**DATA EXTRACT**

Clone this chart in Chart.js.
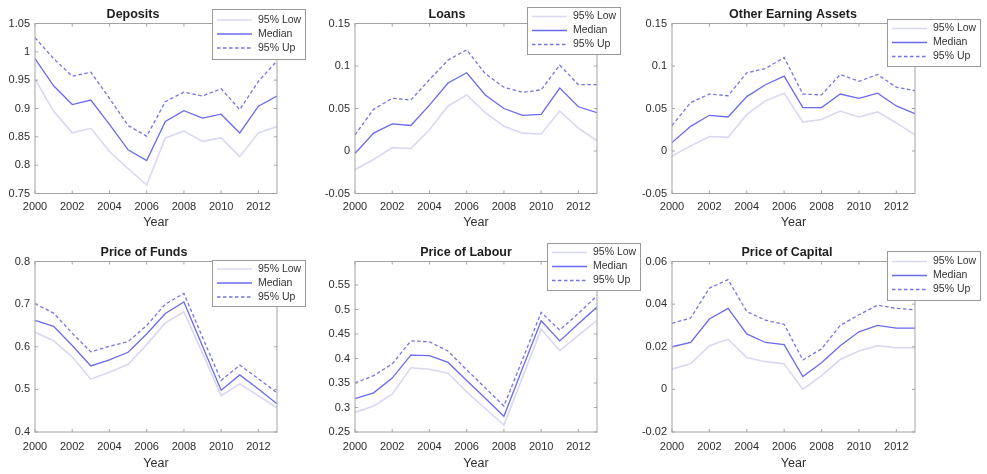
<!DOCTYPE html>
<html><head><meta charset="utf-8">
<script src="https://cdn.jsdelivr.net/npm/chart.js@4"></script>
<style>
html,body{margin:0;padding:0;background:#fff;width:987px;height:474px;overflow:hidden;}
canvas{position:absolute;left:0;top:0;}
</style></head><body>
<div id="wrap"></div>
<script>
// ---------------- DATA ----------------
const years = [2000,2001,2002,2003,2004,2005,2006,2007,2008,2009,2010,2011,2012,2013];
const xTickValues = [2000,2002,2004,2006,2008,2010,2012];
const legendLabels = ['95% Low','Median','95% Up'];
const xTitle = 'Year';

const depositsLow    = [0.952,0.895,0.857,0.865,0.824,0.794,0.765,0.848,0.860,0.842,0.848,0.815,0.857,0.868];
const depositsMedian = [0.988,0.940,0.907,0.915,0.872,0.827,0.808,0.877,0.896,0.883,0.890,0.857,0.904,0.922];
const depositsUp     = [1.025,0.988,0.957,0.964,0.918,0.870,0.851,0.912,0.929,0.922,0.935,0.898,0.948,0.984];
const depositsYTicks = [0.75,0.8,0.85,0.9,0.95,1,1.05];

const loansLow    = [-0.022,-0.010,0.004,0.003,0.025,0.053,0.066,0.045,0.029,0.021,0.020,0.047,0.027,0.012];
const loansMedian = [-0.003,0.021,0.032,0.030,0.054,0.080,0.092,0.066,0.050,0.042,0.043,0.074,0.052,0.045];
const loansUp     = [0.019,0.049,0.062,0.060,0.084,0.107,0.119,0.091,0.075,0.069,0.072,0.101,0.078,0.078];
const loansYTicks = [-0.05,0,0.05,0.1,0.15];

const oeaLow    = [-0.006,0.006,0.017,0.016,0.043,0.059,0.068,0.034,0.037,0.047,0.040,0.046,0.033,0.019];
const oeaMedian = [0.010,0.029,0.042,0.040,0.064,0.078,0.088,0.051,0.051,0.067,0.062,0.068,0.053,0.044];
const oeaUp     = [0.030,0.057,0.067,0.065,0.092,0.097,0.110,0.067,0.066,0.090,0.082,0.090,0.075,0.071];
const oeaYTicks = [-0.05,0,0.05,0.1,0.15];

const fundsLow    = [0.634,0.614,0.576,0.524,0.540,0.559,0.605,0.656,0.682,0.585,0.485,0.513,0.485,0.457];
const fundsMedian = [0.662,0.648,0.603,0.555,0.569,0.587,0.630,0.678,0.705,0.601,0.498,0.534,0.501,0.466];
const fundsUp     = [0.701,0.679,0.632,0.588,0.601,0.612,0.650,0.700,0.725,0.622,0.521,0.557,0.525,0.492];
const fundsYTicks = [0.4,0.5,0.6,0.7,0.8];

const labourLow    = [0.290,0.303,0.327,0.381,0.378,0.370,0.332,0.298,0.264,0.362,0.460,0.416,0.447,0.478];
const labourMedian = [0.318,0.330,0.360,0.407,0.406,0.392,0.355,0.319,0.282,0.380,0.477,0.436,0.471,0.505];
const labourUp     = [0.350,0.365,0.389,0.436,0.434,0.415,0.377,0.340,0.303,0.398,0.494,0.458,0.492,0.528];
const labourYTicks = [0.25,0.3,0.35,0.4,0.45,0.5,0.55];

const capitalLow    = [0.0095,0.012,0.0205,0.0235,0.015,0.013,0.012,0.000,0.0065,0.014,0.018,0.0205,0.0195,0.0195];
const capitalMedian = [0.020,0.022,0.033,0.038,0.026,0.022,0.021,0.006,0.0125,0.0205,0.027,0.030,0.0287,0.0287];
const capitalUp     = [0.031,0.0335,0.0475,0.0515,0.0365,0.0325,0.0305,0.0138,0.019,0.030,0.035,0.0395,0.038,0.0373];
const capitalYTicks = [-0.02,0,0.02,0.04,0.06];

const titles = ['Deposits','Loans','Other Earning Assets','Price of Funds','Price of Labour','Price of Capital'];

// ---------------- LAYOUT / STYLE ----------------
const W = 987, H = 474;
const FONT = '"Liberation Sans", Arial, Helvetica, sans-serif';
const panels = [
  {title:titles[0], low:depositsLow, med:depositsMedian, up:depositsUp, yMin:0.75, yMax:1.05, yTicks:depositsYTicks,
   area:{l:35,t:23.5,r:277,b:193.5}, xPad:6.5, xH:37, tX:133, tY:14.5, leg:{x:212,y:9,h:50}},
  {title:titles[1], low:loansLow, med:loansMedian, up:loansUp, yMin:-0.05, yMax:0.15, yTicks:loansYTicks,
   area:{l:355,t:23.5,r:597,b:193.5}, xPad:6.5, xH:37, tX:447, tY:14.5, leg:{x:527,y:7,h:47}},
  {title:titles[2], low:oeaLow, med:oeaMedian, up:oeaUp, yMin:-0.05, yMax:0.15, yTicks:oeaYTicks,
   area:{l:672,t:23.5,r:915,b:193.5}, xPad:6.5, xH:37, tX:793, tY:14.5, leg:{x:887,y:19,h:47}},
  {title:titles[3], low:fundsLow, med:fundsMedian, up:fundsUp, yMin:0.4, yMax:0.8, yTicks:fundsYTicks,
   area:{l:35,t:261.5,r:277,b:432}, xPad:8, xH:39, tX:144, tY:253, leg:{x:212,y:260,h:46}},
  {title:titles[4], low:labourLow, med:labourMedian, up:labourUp, yMin:0.25, yMax:0.598, yTicks:labourYTicks,
   area:{l:355,t:261.5,r:597,b:432}, xPad:8, xH:39, tX:466, tY:253, leg:{x:547,y:243,h:47}},
  {title:titles[5], low:capitalLow, med:capitalMedian, up:capitalUp, yMin:-0.02, yMax:0.06, yTicks:capitalYTicks,
   area:{l:672,t:261.5,r:915,b:432}, xPad:8, xH:39, tX:787, tY:253, leg:{x:887,y:251,h:49}}
];

const styles = [
  {color:'#d8d9f1', width:1.6, dash:[]},
  {color:'#6a6af0', width:1.3, dash:[]},
  {color:'#7474e2', width:1.3, dash:[3.5,2.5]}
];

const fmt = v => String(+Number(v).toFixed(4));

const boxPlugin = {
  id:'box',
  afterDatasetsDraw(chart, args, o){
    const {ctx, chartArea:a, scales:{x, y}} = chart;
    ctx.save();
    ctx.strokeStyle = '#a3a3a3'; ctx.lineWidth = 1; ctx.setLineDash([]);
    ctx.strokeRect(a.left, a.top, a.right - a.left, a.bottom - a.top);
    ctx.beginPath();
    x.ticks.forEach(t => { const p = x.getPixelForValue(t.value);
      ctx.moveTo(p, a.bottom); ctx.lineTo(p, a.bottom - 3);
      ctx.moveTo(p, a.top); ctx.lineTo(p, a.top + 3); });
    y.ticks.forEach(t => { const p = y.getPixelForValue(t.value);
      ctx.moveTo(a.left, p); ctx.lineTo(a.left + 3, p);
      ctx.moveTo(a.right, p); ctx.lineTo(a.right - 3, p); });
    ctx.stroke();
    // title
    ctx.fillStyle = '#1e1e1e'; ctx.font = 'bold 12.5px ' + FONT;
    ctx.textAlign = 'center'; ctx.textBaseline = 'middle';
    ctx.fillText(o.title, o.tX, o.tY);
    // legend
    const L = o.leg, lw = 93;
    ctx.fillStyle = '#fff'; ctx.fillRect(L.x, L.y, lw, L.h);
    ctx.strokeStyle = '#9a9a9a'; ctx.lineWidth = 1;
    ctx.strokeRect(L.x + 0.5, L.y + 0.5, lw, L.h);
    ctx.font = '10.5px ' + FONT; ctx.textAlign = 'left';
    chart.data.datasets.forEach((ds, i) => {
      const yy = L.y + 10 + i * 14 + (L.h - 48) / 2;
      ctx.strokeStyle = ds.borderColor; ctx.lineWidth = ds.borderWidth;
      ctx.setLineDash(ds.borderDash || []);
      ctx.beginPath(); ctx.moveTo(L.x + 5, yy); ctx.lineTo(L.x + 40, yy); ctx.stroke();
      ctx.setLineDash([]);
      ctx.fillStyle = '#333'; ctx.fillText(ds.label, L.x + 46, yy);
    });
    ctx.restore();
  }
};

const wrap = document.getElementById('wrap');
panels.forEach(p => {
  const c = document.createElement('canvas');
  c.width = W; c.height = H; c.style.width = W + 'px'; c.style.height = H + 'px';
  wrap.appendChild(c);
  const series = [p.low, p.med, p.up];
  new Chart(c.getContext('2d'), {
    type:'line',
    data:{ datasets: series.map((arr, i) => ({
      label: legendLabels[i],
      data: years.map((yr, k) => ({x: yr, y: arr[k]})),
      borderColor: styles[i].color, borderWidth: styles[i].width, borderDash: styles[i].dash,
      pointRadius: 0, tension: 0, fill: false
    }))},
    plugins:[boxPlugin],
    options:{
      responsive:false, animation:false, devicePixelRatio:1,
      layout:{padding:{left:0, top:p.area.t, right:W - p.area.r, bottom:H - p.area.b - p.xH}},
      plugins:{legend:{display:false}, tooltip:{enabled:false}, title:{display:false},
        box:{title:p.title, tX:p.tX, tY:p.tY, leg:p.leg}},
      scales:{
        x:{type:'linear', min:years[0], max:years[years.length-1],
          afterBuildTicks: s => { s.ticks = xTickValues.map(v => ({value:v})); },
          afterFit: s => { s.height = p.xH; },
          ticks:{callback: v => String(v), autoSkip:false, maxRotation:0, padding:p.xPad,
            color:'#2e2e2e', font:{family:FONT, size:11}},
          grid:{display:false, drawTicks:false}, border:{display:false},
          title:{display:true, text:xTitle, color:'#2e2e2e', font:{family:FONT, size:12.5}, padding:{top:0, bottom:0}}
        },
        y:{type:'linear', min:p.yMin, max:p.yMax,
          afterBuildTicks: s => { s.ticks = p.yTicks.map(v => ({value:v})); },
          afterFit: s => { s.width = p.area.l; },
          ticks:{callback: v => fmt(v), padding:5, color:'#2e2e2e', font:{family:FONT, size:11}},
          grid:{display:false, drawTicks:false}, border:{display:false}
        }
      }
    }
  });
});
</script>
</body></html>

**PROBLEM STATEMENT**
Repeat the lines above, starting at the first and stopping after the line that holds "const oeaYTicks = [-0.05,0,0.05,0.1,0.15];", with the pictures left out.

**RESPONSE**
Clone this chart in Chart.js.
<!DOCTYPE html>
<html><head><meta charset="utf-8">
<script src="https://cdn.jsdelivr.net/npm/chart.js@4"></script>
<style>
html,body{margin:0;padding:0;background:#fff;width:987px;height:474px;overflow:hidden;}
canvas{position:absolute;left:0;top:0;}
</style></head><body>
<div id="wrap"></div>
<script>
// ---------------- DATA ----------------
const years = [2000,2001,2002,2003,2004,2005,2006,2007,2008,2009,2010,2011,2012,2013];
const xTickValues = [2000,2002,2004,2006,2008,2010,2012];
const legendLabels = ['95% Low','Median','95% Up'];
const xTitle = 'Year';

const depositsLow    = [0.952,0.895,0.857,0.865,0.824,0.794,0.765,0.848,0.860,0.842,0.848,0.815,0.857,0.868];
const depositsMedian = [0.988,0.940,0.907,0.915,0.872,0.827,0.808,0.877,0.896,0.883,0.890,0.857,0.904,0.922];
const depositsUp     = [1.025,0.988,0.957,0.964,0.918,0.870,0.851,0.912,0.929,0.922,0.935,0.898,0.948,0.984];
const depositsYTicks = [0.75,0.8,0.85,0.9,0.95,1,1.05];

const loansLow    = [-0.022,-0.010,0.004,0.003,0.025,0.053,0.066,0.045,0.029,0.021,0.020,0.047,0.027,0.012];
const loansMedian = [-0.003,0.021,0.032,0.030,0.054,0.080,0.092,0.066,0.050,0.042,0.043,0.074,0.052,0.045];
const loansUp     = [0.019,0.049,0.062,0.060,0.084,0.107,0.119,0.091,0.075,0.069,0.072,0.101,0.078,0.078];
const loansYTicks = [-0.05,0,0.05,0.1,0.15];

const oeaLow    = [-0.006,0.006,0.017,0.016,0.043,0.059,0.068,0.034,0.037,0.047,0.040,0.046,0.033,0.019];
const oeaMedian = [0.010,0.029,0.042,0.040,0.064,0.078,0.088,0.051,0.051,0.067,0.062,0.068,0.053,0.044];
const oeaUp     = [0.030,0.057,0.067,0.065,0.092,0.097,0.110,0.067,0.066,0.090,0.082,0.090,0.075,0.071];
const oeaYTicks = [-0.05,0,0.05,0.1,0.15];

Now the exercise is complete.